According to deps.dev, almost nothing depends on tfo-go (v1 v2) yet.

There are forks that are dependencies of projects with over 10k stars. They forked the project because I raised the minimum supported Go version to 1.21 but they want to support as old as 1.18.

It's suspicious to be linknaming exported methods, since you can just call those methods.

These are exported methods on unexported structs (net.(*netFD) and net.(*rawConn)).

I'd rather work with you to figure out a linkname-free way to do what you need to do than add those linknames.

Can you open a separate bug for tfo-go's linknames and we can discuss there?

Thanks, I'll open an issue later this week. But I'm afraid the whole process is going to take some time, and right now these projects need the linknames to be able to build with gotip.

rsc commented 6 months ago

GitHub stars are not necessarily important. A starred but not-depended-on project will not cause much breakage (unless the dependent counts are wrong?). No projects need to build with gotip (and main packages can use the flag).

My focus right now is on projects with many dependents. I will circle back to tfo-go.

rsc commented 6 months ago

@cespare and @kortschak, I have a pending CL that will re-enable linkname of mapiterkey, mapiterelem, mapiternext, which I see gonum uses.

kortschak commented 6 months ago

@rsc Thank you so much for that. I would love to move off the use that we have, and maybe that will be possible in the future, but at the moment, it is unfortunately not.

rsc commented 6 months ago

@kortschak Completely understood. We just missed gonum's usage when preparing the initial list of users. I am working with a more complete list now.

rsc commented 6 months ago

Reopening for adding the linknames I found in my more complete scan.

rsc commented 6 months ago

I just mailed CLs to catch the linknames in all modules with >= 1000 dependents. I will take a closer look at

https://swtch.com/tmp/linkname1.html https://swtch.com/tmp/linkname100.html https://swtch.com/tmp/linkname200.html https://swtch.com/tmp/linkname500.html

later to see if we should lower the bar or cherry-pick specific ones. (Bazel-gazelle's are probably worth doing, for example.)
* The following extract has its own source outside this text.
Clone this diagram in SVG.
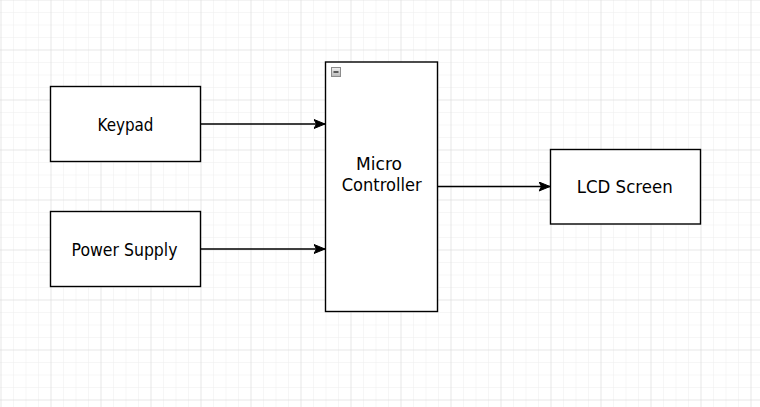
<svg xmlns="http://www.w3.org/2000/svg" width="760" height="407" viewBox="0 0 760 407">
  <style>
    .node { fill: #ffffff; stroke: #000000; stroke-width: 1.4; }
    .label { font-family: "DejaVu Sans", "Noto Sans", sans-serif; font-size: 17px; fill: #000000; text-anchor: middle; }
    .edge { fill: none; stroke: #000000; stroke-width: 1.3; }
  </style>
  <defs>
    <pattern id="minor" width="12.5" height="12.5" patternUnits="userSpaceOnUse" x="0.5" y="-0.5">
      <path d="M 0 0 L 0 12.5 M 0 0 L 12.5 0" fill="none" stroke="#eeeeee" stroke-width="1"/>
    </pattern>
    <pattern id="major" width="50" height="50" patternUnits="userSpaceOnUse" x="0.5" y="-0.5">
      <path d="M 0 0 L 0 50 M 0 0 L 50 0" fill="none" stroke="#dadada" stroke-width="1"/>
    </pattern>
    <marker id="arrow" markerWidth="13" markerHeight="11" refX="11.5" refY="5" orient="auto" markerUnits="userSpaceOnUse">
      <path d="M 0.5 0.5 L 11.5 5 L 0.5 9.5 L 3 5 Z" fill="#000000" stroke="#000000" stroke-width="1" stroke-linejoin="miter"/>
    </marker>
    <linearGradient id="iconGrad" x1="0" y1="0" x2="0" y2="1">
      <stop offset="0" stop-color="#f2f2f2"/>
      <stop offset="1" stop-color="#b8b8b8"/>
    </linearGradient>
  </defs>

  <rect x="0" y="0" width="760" height="407" fill="#ffffff"/>
  <rect x="0" y="0" width="760" height="407" fill="url(#minor)"/>
  <rect x="0" y="0" width="760" height="407" fill="url(#major)"/>

  <g id="connectors">
    <path class="edge" d="M 200 124 L 325 124" marker-end="url(#arrow)"/>
    <path class="edge" d="M 200 249 L 325 249" marker-end="url(#arrow)"/>
    <path class="edge" d="M 437.5 186.5 L 550 186.5" marker-end="url(#arrow)"/>
  </g>

  <g id="keypad">
    <rect class="node" x="50.5" y="86.5" width="150" height="75"/>
    <text class="label" x="125.5" y="131" textLength="56" lengthAdjust="spacingAndGlyphs">Keypad</text>
  </g>

  <g id="power-supply">
    <rect class="node" x="50.5" y="211.5" width="150" height="75"/>
    <text class="label" x="124.5" y="256" textLength="106" lengthAdjust="spacingAndGlyphs">Power Supply</text>
  </g>

  <g id="micro-controller">
    <rect class="node" x="325.5" y="62" width="112" height="249.5"/>
    <rect x="331.5" y="67.5" width="9" height="9" fill="url(#iconGrad)" stroke="#8c8c8c" stroke-width="1"/>
    <line x1="333.5" y1="72" x2="338.5" y2="72" stroke="#333333" stroke-width="1.5"/>
    <text class="label" x="379" y="170" textLength="46" lengthAdjust="spacingAndGlyphs">Micro</text>
    <text class="label" x="381.7" y="191" textLength="80" lengthAdjust="spacingAndGlyphs">Controller</text>
  </g>

  <g id="lcd-screen">
    <rect class="node" x="550.5" y="149.5" width="150" height="74.5"/>
    <text class="label" x="624.7" y="193" textLength="96" lengthAdjust="spacingAndGlyphs">LCD Screen</text>
  </g>
</svg>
gopherbot commented 6 months ago

Change https://go.dev/cl/587216 mentions this issue: runtime: revert "move zeroVal to internal/abi"

gopherbot commented 6 months ago

Change https://go.dev/cl/587218 mentions this issue: all: document legacy //go:linkname for modules with ≥20,000 dependents

gopherbot commented 6 months ago

Change https://go.dev/cl/587219 mentions this issue: all: document legacy //go:linkname for modules with ≥10,000 dependents

gopherbot commented 6 months ago

Change https://go.dev/cl/587217 mentions this issue: all: document legacy //go:linkname for modules with ≥50,000 dependents

gopherbot commented 6 months ago

Change https://go.dev/cl/587220 mentions this issue: all: document legacy //go:linkname for modules with ≥5,000 dependents

gopherbot commented 6 months ago

Change https://go.dev/cl/587215 mentions this issue: all: document legacy //go:linkname for modules with ≥100,000 dependents

gopherbot commented 6 months ago

Change https://go.dev/cl/587222 mentions this issue: all: document legacy //go:linkname for modules with ≥1,000 dependents

gopherbot commented 6 months ago

Change https://go.dev/cl/587221 mentions this issue: all: document legacy //go:linkname for modules with ≥2,000 dependents

thaJeztah commented 6 months ago

@rsc as you're making your way through the list, but not sure if it shows up in "volumes" w.r.t. Go dependent; looks like this broke OCI runc; more details / discussion here;

cc @lifubang @kolyshkin

anthonywong1221 commented 6 months ago

Although I don't believe using //go:linkname is a good practice, labeling widely-used libraries as 'members of the hall of shame' is childish and not a constructive way to address this issue.